Look, it seems like this new design has come under fire. This is bound to raise dander. It can't just be me riling you guys up. You don't know me from Adam, and one lone opinion shouldn't matter even if you did. Well, rather than taking it all so personally -- don't. Don't take it personally. The boxes were added because you want more clicks to increase advertising revenue. Understood. The site is a business. Okay then, treat it like a business (rather than your personal living room).

  That said, yes, more pages equals more revenue -- but not if people don't click on those links. Maybe they do. Maybe they don't. Your administrators know for sure. Make no mistake, however, it is mercenary (as Michael says). How much revenue do you guys need? Aren't you already the most visited RPG site on the internet? Correct me if I am wrong. Have I overestimated your popularity?



Umbran said:


> In general, folks, it helps if you are specific about what you're using when you report a bug. Screen resolution, operating system, browser and its version...



  Windows XP. Firefox 2.0.0.14 (Firefox 3 blurs resized images and when images are opened among multiple tabs, major slowdown occurs). Resolution 600x800 (as you already know).


----------



## WhatGravitas (Jun 28, 2008)

Angrygodofmilk said:


> The site is a business. Okay then, treat it like a business (rather than your personal living room).



There's a difference in being business for a living and business for keeping the site itself running. And would you go into your corner store and say "Now, this is a business, so run it like a business!"?

Plus, right now, I think it's a business for the admins... is it for you? Are you paying for some service? Yes - in form of ads.


Angrygodofmilk said:


> but not if people don't click on those links. Maybe they do. Maybe they don't.



ENWorld sells impressions, i.e. how often an ad is _shown_. That's the reason why an extra ad is extra money - but advertisers don't accept all places - it must be a place where the ad can be seen.

And yeah, some people complained about the sidebar ad, that's true. And most people said they can accept a minor inconvenience, if this keeps the forums and the newspage running. And that's the reason why you can turn it off, if you have a CS account.

Cheers, LT.


----------



## Draumr (Jun 29, 2008)

XP SP3. FireFox 3.

I would like to suggest that you make the article titles active links as well, for two reasons:
1. It avoids the immediate problem of the 'Read more' link being obscured by the text wrapping problems.
2. I find it more intuitive to simply click on the title of the thing I want to read, rather than hunting for the link further below. (If you can have it pop open a new tab on a browser by default, even better.)


----------



## Haffrung Helleyes (Jun 29, 2008)

Umbran said:


> You speak of this as if it is simple - in general, a layout and design suited for a laptop or desktop machine _just isn't suitable_ for a mobile device.  Even 3G hand held devices simply don't have the download speeds to handle graphics-heavy websites. So, if you want to serve those devices, you need a completely different design.
> 
> Also, I think tabbed browsing is slowly putting an end to the idea of having everything in full on the front page of... well, any site.

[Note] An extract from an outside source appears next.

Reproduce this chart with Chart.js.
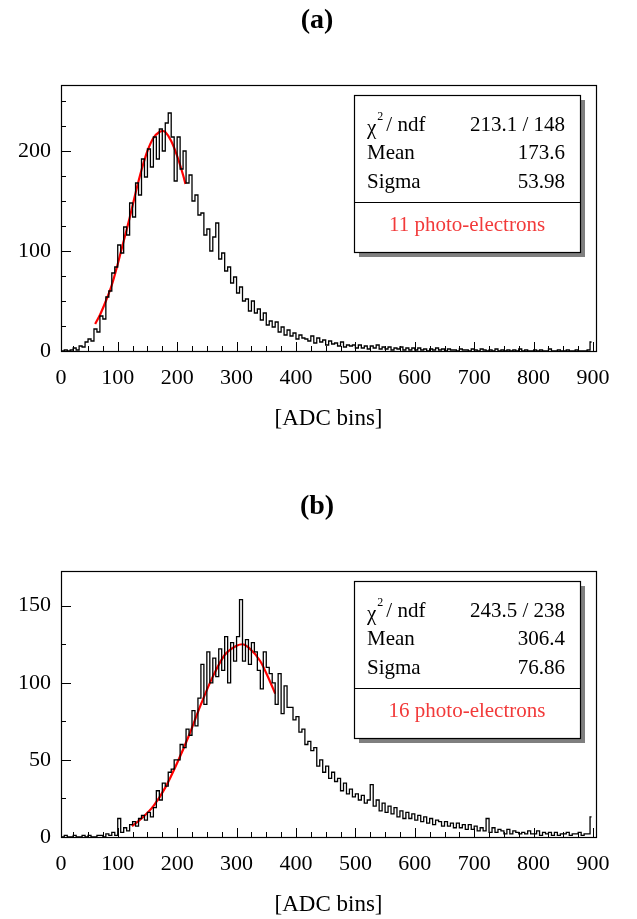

Sorry, I didn't mean to imply that websites should be designed by default for current PDA resolutions.

The thing is, these resolutions will increase in the future, so if you design for the lower end PC resolutions , you'll be preparing yourself for that.

When developing software (I am a software developer by trade), it's a good idea to bracket your target systems, testing on the lowest end model you intend to support, as well as the highest end model you can get your hands on.  Resolution is pretty easy to test for;  the resolution on a target computer can be changed merely by 4 mouse clicks (right click on Desktop->Properties->Settings->Resolution Slider control).

Oh, and my PC is Windows XP Professional Edition Service Pack 2, on a Sony Vaio laptop running Firefox 2.0.0.14, 1024x768 resolution, 1.5GB RAM.  I should have mentioned that when I reported the text wrap bug.

Good luck with your new website!  I'll be sticking around.

Ken


----------



## Haffrung Helleyes (Jun 29, 2008)

oh, and with regards to a graphic intensive design being unsuitable for portable devices...well, I prefer a graphically minimalist design (for example, the way Google presents their ads) in any case!  

Ken


----------



## Umbran (Jun 29, 2008)

Haffrung Helleyes said:


> oh, and with regards to a graphic intensive design being unsuitable for portable devices...well, I prefer a graphically minimalist design (for example, the way Google presents their ads) in any case!




Yes, but Google is a very special case, in terms of what it is presenting, and the amount of traffic it gets - they can afford a less visually catchy presentation because they can 1)insert paid ads between you and what you searched for and get away with it and 2) make up in sheer volume what they lose in individual flashiness.


----------



## Plane Sailing (Jun 30, 2008)

When I design websites now, I always like to use CSS for layout because on most PDAs my CSS is going to be ignored and they get nice semantically correct HTML which can be sensibly displayed in the PDA browser. The iPhone safari browser sees the whole thing, but I don't mind that because it does a great job of making the normal view visible in the PDA format.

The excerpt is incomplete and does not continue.